Begin Dataset entries

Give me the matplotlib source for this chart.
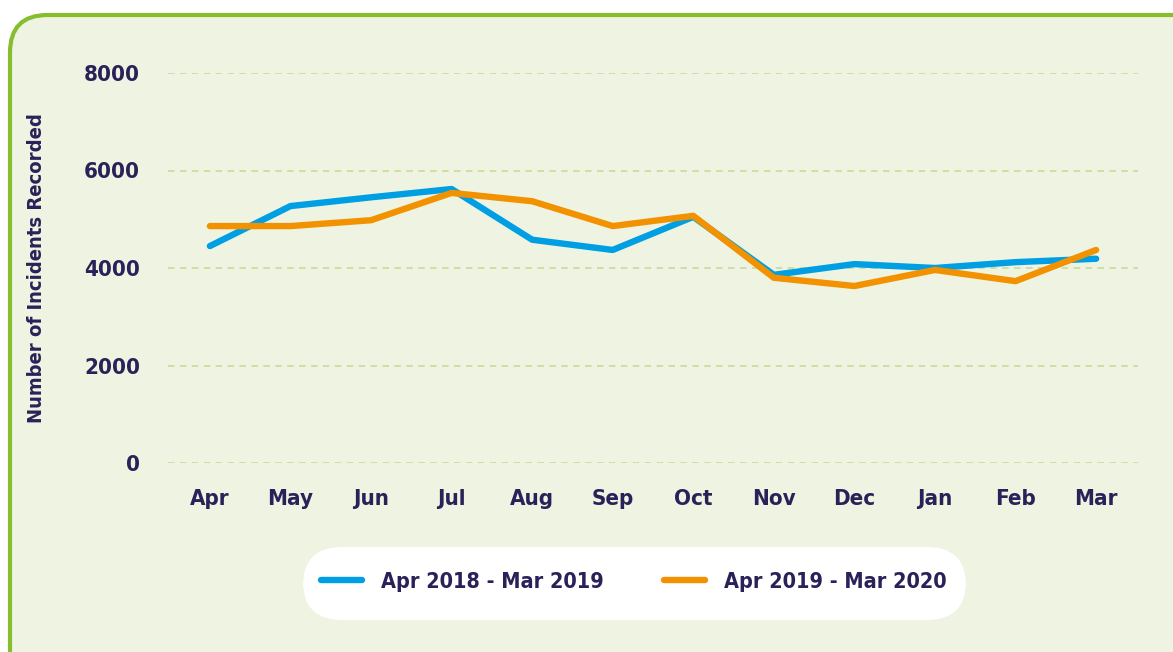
import matplotlib.pyplot as plt
from matplotlib.patches import FancyBboxPatch

months = ['Apr', 'May', 'Jun', 'Jul', 'Aug', 'Sep', 'Oct', 'Nov', 'Dec', 'Jan', 'Feb', 'Mar']
y2018 = [4450, 5270, 5450, 5620, 4580, 4370, 5050, 3860, 4080, 4000, 4120, 4190]
y2019 = [4860, 4860, 4980, 5540, 5370, 4860, 5070, 3800, 3630, 3960, 3730, 4370]
labels = ['Apr 2018 - Mar 2019', 'Apr 2019 - Mar 2020']
yticks = [0, 2000, 4000, 6000, 8000]

navy = '#2B2159'
plt.rcParams['font.family'] = ['Liberation Sans Narrow', 'DejaVu Sans']
plt.rcParams['font.stretch'] = 'condensed'
plt.rcParams['font.weight'] = 'bold'

fig = plt.figure(figsize=(11.73, 6.52), dpi=100)
W, H = 1173, 652

# rounded panel with green border
panel = FancyBboxPatch((10 / W, -0.2), 1.2, 1 - 15 / H + 0.2,
                       boxstyle='round,pad=0,rounding_size=0.032',
                       transform=fig.transFigure, facecolor='#EFF4E2',
                       edgecolor='#86BE2E', linewidth=3, zorder=-2,
                       mutation_aspect=W / H)
fig.patches.append(panel)

# legend pill
pill = FancyBboxPatch((303 / W, 1 - 620 / H), (966 - 303) / W, 73 / H,
                      boxstyle='round,pad=0,rounding_size=0.033',
                      transform=fig.transFigure, facecolor='white',
                      edgecolor='none', zorder=-1, mutation_aspect=W / H)
fig.patches.append(pill)

ax = fig.add_axes([168 / W, 1 - 463 / H, (1138 - 168) / W, (463 - 73) / H])
ax.set_facecolor('none')
x = range(len(months))
ax.plot(x, y2018, color='#009FE3', lw=4.6, label=labels[0], solid_capstyle='round', zorder=3)
ax.plot(x, y2019, color='#F39200', lw=4.6, label=labels[1], solid_capstyle='round', zorder=4)

ax.set_xlim(-0.52, 11.52)
ax.set_ylim(0, 8000)
ax.set_yticks(yticks)
ax.set_xticks(list(x))
ax.set_xticklabels(months)
ax.grid(axis='y', color='#CCDD9E', linestyle=(0, (3.6, 3)), linewidth=1.3)
ax.set_axisbelow(True)
for s in ax.spines.values():
    s.set_visible(False)
ax.tick_params(length=0, labelsize=16, labelcolor=navy)
ax.tick_params(axis='y', pad=20)
ax.tick_params(axis='x', pad=19)
for t in ax.get_xticklabels() + ax.get_yticklabels():
    t.set_fontweight('bold')

fig.text(37 / W, 1 - 268 / H, 'Number of Incidents Recorded', rotation=90,
         ha='center', va='center', fontsize=14.5, fontweight='bold', color=navy)

leg = fig.legend(loc='center', bbox_to_anchor=(634 / W, 1 - 582 / H), ncol=2,
                 frameon=False, fontsize=15.5, handlelength=1.9, columnspacing=2.8,
                 handletextpad=0.9)
for t in leg.get_texts():
    t.set_color(navy)
    t.set_fontweight('bold')

fig.savefig('out.png', dpi=100)
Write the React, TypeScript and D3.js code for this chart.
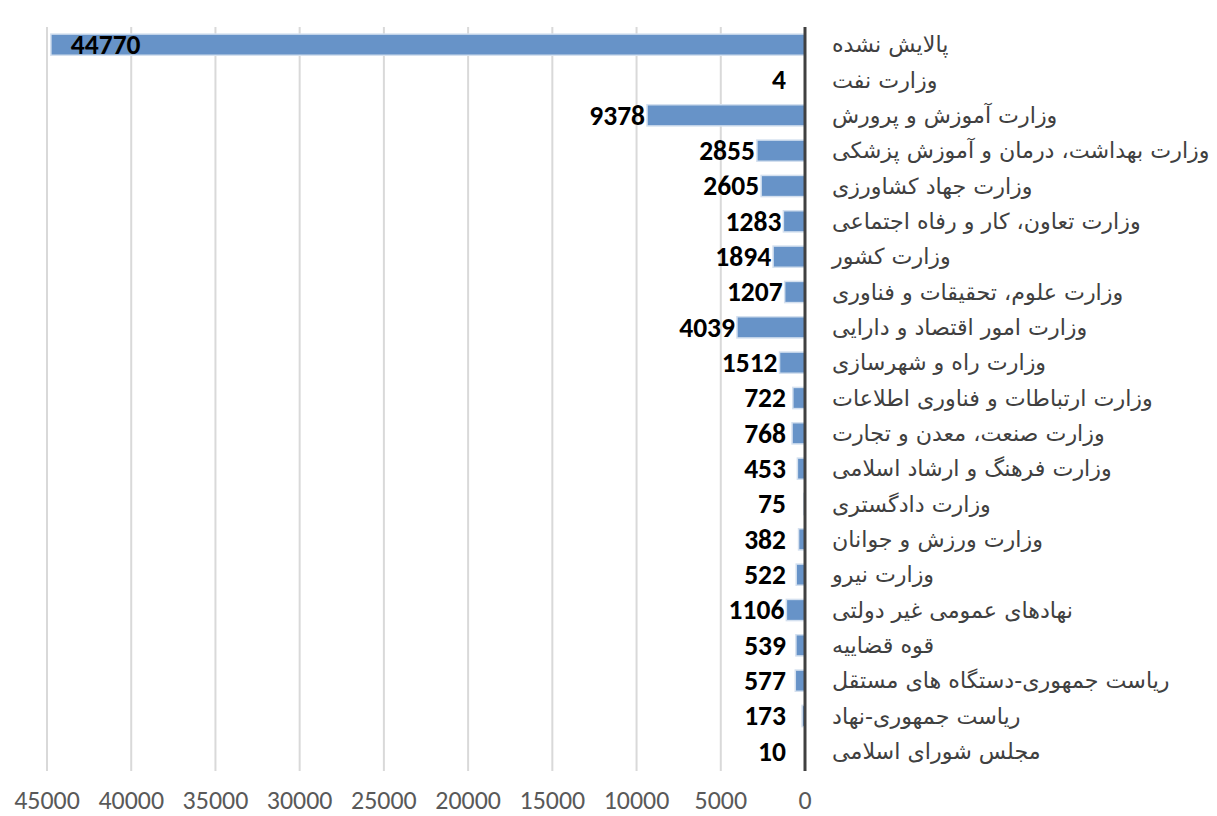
import React from "react";
import * as d3 from "d3";

const categories: string[] = [
  "پالایش نشده",
  "وزارت نفت",
  "وزارت آموزش و پرورش",
  "وزارت بهداشت، درمان و آموزش پزشکی",
  "وزارت جهاد کشاورزی",
  "وزارت تعاون، کار و رفاه اجتماعی",
  "وزارت کشور",
  "وزارت علوم، تحقیقات و فناوری",
  "وزارت امور اقتصاد و دارایی",
  "وزارت راه و شهرسازی",
  "وزارت ارتباطات و فناوری اطلاعات",
  "وزارت صنعت، معدن و تجارت",
  "وزارت فرهنگ و ارشاد اسلامی",
  "وزارت دادگستری",
  "وزارت ورزش و جوانان",
  "وزارت نیرو",
  "نهادهای عمومی غیر دولتی",
  "قوه قضاییه",
  "ریاست جمهوری-دستگاه های مستقل",
  "ریاست جمهوری-نهاد",
  "مجلس شورای اسلامی",
];

const values: number[] = [
  44770, 4, 9378, 2855, 2605, 1283, 1894, 1207, 4039, 1512, 722, 768, 453, 75,
  382, 522, 1106, 539, 577, 173, 10,
];

const tickValues: number[] = [0, 5000, 10000, 15000, 20000, 25000, 30000, 35000, 40000, 45000];

const W = 1217;
const H = 816;
const zeroX = 805;
const maxX = 47;
const top = 27;
const bottom = 769;

export default function App() {
  const x = d3.scaleLinear().domain([0, 45000]).range([zeroX, maxX]);
  const y = d3
    .scaleBand<string>()
    .domain(categories)
    .range([top, bottom])
    .paddingInner(0.4)
    .paddingOuter(0.2);

  return (
    <svg
      width={W}
      height={H}
      style={{ position: "absolute", left: 0, top: 0, background: "#fff" }}
    >
      {tickValues.map((t) =>
        t === 0 ? null : (
          <line
            key={"g" + t}
            x1={x(t)}
            x2={x(t)}
            y1={top}
            y2={bottom + 2}
            stroke="#d9d9d9"
            strokeWidth={2}
          />
        )
      )}
      {categories.map((c, i) => {
        const v = values[i];
        const bx = x(v);
        return (
          <rect
            key={"b" + i}
            x={bx}
            y={y(c)!}
            width={zeroX - bx}
            height={y.bandwidth()}
            fill="#6793c8"
            stroke="#d4e0ef"
            strokeWidth={1.5}
          />
        );
      })}
      <line x1={zeroX} x2={zeroX} y1={top} y2={bottom + 2} stroke="#404040" strokeWidth={3} />
      {categories.map((c, i) => {
        const v = values[i];
        const cy = y(c)! + y.bandwidth() / 2;
        const inside = v > 40000;
        const lx = inside ? x(v) + 20 : Math.min(x(v) - 2, 786);
        return (
          <text
            key={"l" + i}
            x={lx}
            y={cy}
            dy="0.34em"
            textAnchor={inside ? "start" : "end"}
            fontFamily="Carlito, 'Liberation Sans', Arial, sans-serif"
            fontWeight="bold"
            fontSize={27.5}
            fill="#000"
          >
            {v}
          </text>
        );
      })}
      {categories.map((c, i) => (
        <text
          key={"c" + i}
          x={832}
          y={y(c)! + y.bandwidth() / 2}
          dy="0.35em"
          direction="rtl"
          textAnchor="end"
          fontFamily="'DejaVu Sans', sans-serif"
          fontSize={22.2}
          fill="#404040"
        >
          {c}
        </text>
      ))}
      {tickValues.map((t) => (
        <text
          key={"t" + t}
          transform={`translate(${x(t)},${809}) scale(0.96,1)`}
          textAnchor="middle"
          fontFamily="Carlito, 'Liberation Sans', Arial, sans-serif"
          fontSize={27}
          fill="#595959"
        >
          {t}
        </text>
      ))}
    </svg>
  );
}
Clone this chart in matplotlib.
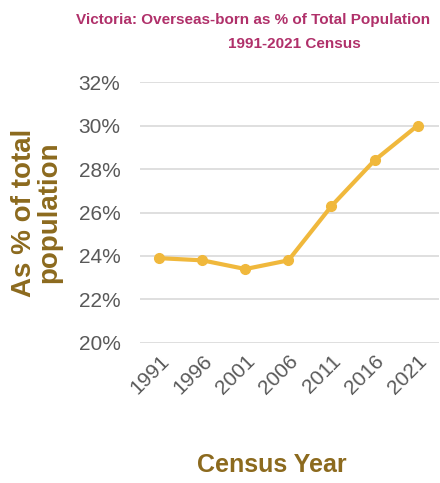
import matplotlib
matplotlib.use("Agg")
import matplotlib.pyplot as plt
from matplotlib.ticker import FuncFormatter

years = ["1991", "1996", "2001", "2006", "2011", "2016", "2021"]
pct_overseas = [23.9, 23.8, 23.4, 23.8, 26.3, 28.4, 30.0]
yticks = [20, 22, 24, 26, 28, 30, 32]

plt.rcParams['font.family'] = ['Liberation Sans', 'DejaVu Sans']

fig = plt.figure(figsize=(4.4, 4.83), dpi=100)
ax = fig.add_axes([0.318, 0.290, 0.68, 0.540])

x = range(len(years))
ax.plot(x, pct_overseas, color="#F0B83C", lw=3, marker="o", ms=7, zorder=3)

ax.set_xlim(-0.45, len(years) - 0.5)
ax.set_ylim(20, 32)
ax.set_yticks(yticks)
ax.yaxis.set_major_formatter(FuncFormatter(lambda v, p: f"{v:.0f}%"))
ax.set_xticks(list(x))
ax.set_xticklabels(years, rotation=45, ha="right", rotation_mode="anchor")

ax.grid(axis="y", color="#d9d9d9", lw=1.2)
ax.set_axisbelow(True)
for s in ax.spines.values():
    s.set_visible(False)
ax.tick_params(length=0, labelsize=15, colors="#595959")
ax.tick_params(axis="y", pad=14)
ax.tick_params(axis="x", pad=6)

gold = "#8C6A1E"
ax.set_ylabel("As % of total\npopulation", fontsize=20, fontweight="bold",
              color=gold, linespacing=0.95, labelpad=12)
fig.text(0.618, 0.022, "Census Year", fontsize=18, fontweight="bold",
         color=gold, ha="center", va="baseline")

fig.text(0.575, 0.950, "Victoria: Overseas-born as % of Total Population",
         fontsize=11, fontweight="bold", color="#B0306A", ha="center")
fig.text(0.668, 0.900, "1991-2021 Census",
         fontsize=11, fontweight="bold", color="#B0306A", ha="center")

fig.savefig("out.png", dpi=100)
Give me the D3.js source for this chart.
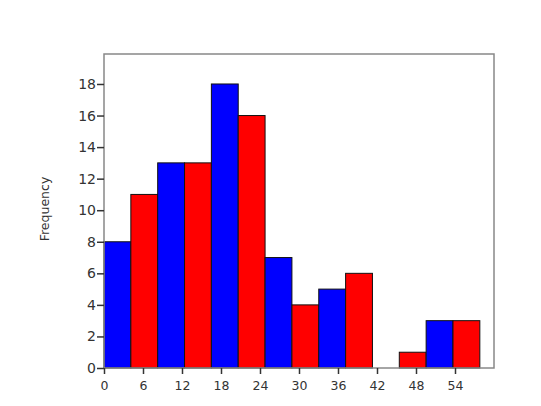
<!DOCTYPE html>
<html>
<head>
<meta charset="utf-8">
<script src="https://cdn.jsdelivr.net/npm/d3@7"></script>
<style>
  body { margin: 0; background: #fff; }
  svg { display: block; }
</style>
</head>
<body>
<div id="chart"></div>
<script>
// histogram data
const binWidth = 4.13;
const counts = [8, 11, 13, 13, 18, 16, 7, 4, 5, 6, 0, 1, 3, 3];
const barColors = ["#0000ff", "#ff0000"];
const xTicks = [0, 6, 12, 18, 24, 30, 36, 42, 48, 54];
const yTicks = [0, 2, 4, 6, 8, 10, 12, 14, 16, 18];

const width = 541, height = 406;
const plot = { left: 104, right: 494, top: 54, bottom: 368 };

const bins = counts.map((c, i) => ({ x0: i * binWidth, x1: (i + 1) * binWidth, count: c, i: i }));

const x = d3.scaleLinear().domain([0, 60]).range([plot.left, plot.right]);
const y = d3.scaleLinear().domain([0, 19.9]).range([plot.bottom, plot.top]);

const svg = d3.select("#chart")
    .append("svg")
    .attr("width", width)
    .attr("height", height);

// bars
svg.selectAll(".bar")
    .data(bins)
    .enter().append("rect")
    .attr("class", "bar")
    .attr("x", d => x(d.x0))
    .attr("width", d => x(d.x1) - x(d.x0))
    .attr("y", d => y(d.count))
    .attr("height", d => y(0) - y(d.count))
    .attr("fill", d => barColors[d.i % 2])
    .attr("stroke", "#111")
    .attr("stroke-width", 1);

// frame
svg.append("rect")
    .attr("x", plot.left)
    .attr("y", plot.top)
    .attr("width", plot.right - plot.left)
    .attr("height", plot.bottom - plot.top)
    .attr("fill", "none")
    .attr("stroke", "#888")
    .attr("stroke-width", 1.5);

const xAxis = d3.axisBottom(x).tickValues(xTicks).tickSize(6).tickSizeOuter(0);
const yAxis = d3.axisLeft(y).tickValues(yTicks).tickSize(7).tickSizeOuter(0);

const gx = svg.append("g")
    .attr("transform", `translate(0,${plot.bottom})`)
    .call(xAxis);
gx.select(".domain").remove();
gx.selectAll(".tick line").attr("stroke", "#333").attr("stroke-width", 1.5);
gx.selectAll(".tick text")
    .attr("fill", "#333")
    .attr("dy", "1.05em")
    .style("font-family", "DejaVu Sans")
    .style("font-size", "12.5px");

const gy = svg.append("g")
    .attr("transform", `translate(${plot.left},0)`)
    .call(yAxis);
gy.select(".domain").remove();
gy.selectAll(".tick line").attr("stroke", "#333").attr("stroke-width", 1.5);
gy.selectAll(".tick text")
    .attr("fill", "#333")
    .attr("x", -8)
    .style("font-family", "DejaVu Sans")
    .style("font-size", "14px");

svg.append("text")
    .attr("transform", `translate(49,209) rotate(-90)`)
    .attr("text-anchor", "middle")
    .attr("fill", "#333")
    .style("font-family", "DejaVu Sans")
    .style("font-size", "12.5px")
    .text("Frequency");
</script>
</body>
</html>
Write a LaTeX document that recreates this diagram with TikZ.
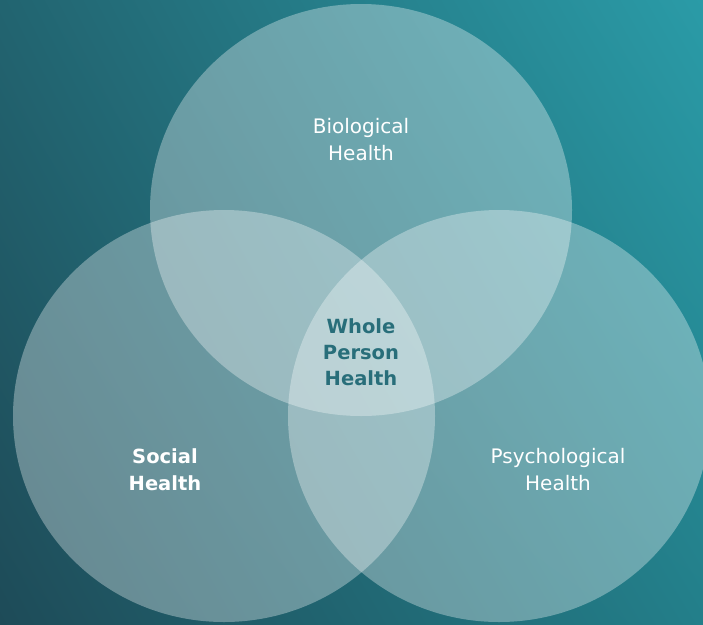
\documentclass[tikz,border=0pt]{standalone}
\usepackage{fontspec}
\usetikzlibrary{shadings,shapes.geometric}
\setmainfont{DejaVu Sans}
\definecolor{bgTL}{RGB}{34,100,112}
\definecolor{bgTR}{RGB}{42,155,167}
\definecolor{bgBL}{RGB}{30,75,88}
\definecolor{bgBR}{RGB}{35,127,138}
\definecolor{centertxt}{RGB}{40,110,122}
\tikzset{
  venn/.style={ellipse, inner sep=0pt, minimum width=422pt, minimum height=412pt, fill=white, fill opacity=0.33, draw=none},
  lbl/.style={align=center, text=white, font=\fontsize{20}{27}\selectfont},
  lblbold/.style={lbl, font=\fontsize{19.5}{27}\selectfont\bfseries},
  lblcenter/.style={lbl, text=centertxt, font=\fontsize{19.5}{26}\selectfont\bfseries}
}
\begin{document}
\begin{tikzpicture}[x=1pt,y=-1pt]
\useasboundingbox (0,0) rectangle (703,624);
\shade[upper left=bgTL, upper right=bgTR, lower left=bgBL, lower right=bgBR] (0,0) rectangle (703,624);
\begin{scope}
\clip (0,0) rectangle (703,624);
\node[venn] (bio) at (361,210) {};
\node[venn] (soc) at (224,416) {};
\node[venn] (psy) at (499,416) {};
\end{scope}
\node[lbl] (biot) at (361,140) {Biological\\Health};
\node[lblcenter] (whole) at (361,352) {Whole\\Person\\Health};
\node[lblbold] (soct) at (165,470) {Social\\Health};
\node[lbl] (psyt) at (558,470) {Psychological\\Health};
\end{tikzpicture}
\end{document}
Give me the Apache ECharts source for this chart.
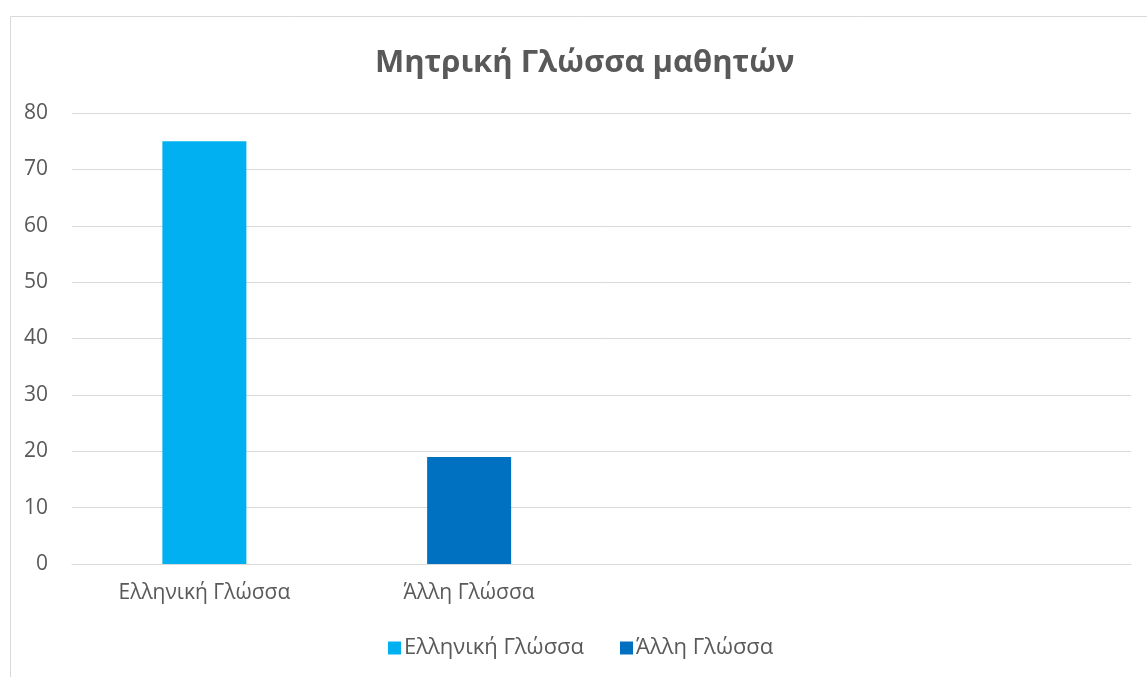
<!DOCTYPE html>
<html><head><meta charset="utf-8">
<script src="https://cdn.jsdelivr.net/npm/echarts@6/dist/echarts.min.js"></script>
<style>html,body{margin:0;padding:0;background:#fff}#c{width:1147px;height:677px}</style>
</head><body><div id="c"></div>
<script>
const categories = ['Ελληνική Γλώσσα', 'Άλλη Γλώσσα', '', ''];
const seriesNames = ['Ελληνική Γλώσσα', 'Άλλη Γλώσσα'];
const greekValues = [75, null, null, null];
const otherValues = [null, 19, null, null];
const yTicks = [0, 10, 20, 30, 40, 50, 60, 70, 80];

const font = '"Open Sans", sans-serif';
const chart = echarts.init(document.getElementById('c'), null, {renderer: 'canvas'});
chart.setOption({
  animation: false,
  backgroundColor: '#fff',
  graphic: [{
    type: 'rect', left: 8, top: 14, shape: {width: 1138, height: 700},
    style: {fill: 'none', stroke: '#d9d9d9', lineWidth: 1}, silent: true, z: -1
  }],
  title: {
    text: 'Μητρική Γλώσσα μαθητών', left: 370, top: 43,
    textStyle: {fontFamily: font, fontSize: 31, fontWeight: 'bold', color: '#595959'}
  },
  legend: {
    bottom: 13, left: 383, itemWidth: 13, itemHeight: 13, itemGap: 36,
    icon: 'rect',
    textStyle: {fontFamily: font, fontSize: 22, color: '#595959', padding: [0, 0, 0, -2]},
    data: seriesNames
  },
  grid: {left: 72, right: 16, top: 113, bottom: 113, containLabel: false},
  xAxis: {
    type: 'category', data: categories,
    axisLine: {lineStyle: {color: '#d9d9d9', width: 1}},
    axisTick: {show: false},
    axisLabel: {fontFamily: font, fontSize: 21, color: '#595959', margin: 19, interval: 0},
    splitLine: {show: false}
  },
  yAxis: {
    type: 'value', min: yTicks[0], max: yTicks[yTicks.length - 1], interval: 10,
    axisLine: {show: false}, axisTick: {show: false},
    axisLabel: {fontFamily: font, fontSize: 21, color: '#595959', margin: 24},
    splitLine: {lineStyle: {color: '#d9d9d9', width: 1}}
  },
  series: [
    {name: seriesNames[0], type: 'bar', data: greekValues, barWidth: 84, barGap: '-100%',
     itemStyle: {color: '#00b0f0'}},
    {name: seriesNames[1], type: 'bar', data: otherValues, barWidth: 84, barGap: '-100%',
     itemStyle: {color: '#0070c0'}}
  ]
});
</script></body></html>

End Dataset entries

__Exercise brief__. Restate, line by line and word for word, everything from the top of the material through the line that contains "W, H = 1173, 652". Leave pictures out.

__Complete answer__.
Give me the matplotlib source for this chart.
import matplotlib.pyplot as plt
from matplotlib.patches import FancyBboxPatch

months = ['Apr', 'May', 'Jun', 'Jul', 'Aug', 'Sep', 'Oct', 'Nov', 'Dec', 'Jan', 'Feb', 'Mar']
y2018 = [4450, 5270, 5450, 5620, 4580, 4370, 5050, 3860, 4080, 4000, 4120, 4190]
y2019 = [4860, 4860, 4980, 5540, 5370, 4860, 5070, 3800, 3630, 3960, 3730, 4370]
labels = ['Apr 2018 - Mar 2019', 'Apr 2019 - Mar 2020']
yticks = [0, 2000, 4000, 6000, 8000]

navy = '#2B2159'
plt.rcParams['font.family'] = ['Liberation Sans Narrow', 'DejaVu Sans']
plt.rcParams['font.stretch'] = 'condensed'
plt.rcParams['font.weight'] = 'bold'

fig = plt.figure(figsize=(11.73, 6.52), dpi=100)
W, H = 1173, 652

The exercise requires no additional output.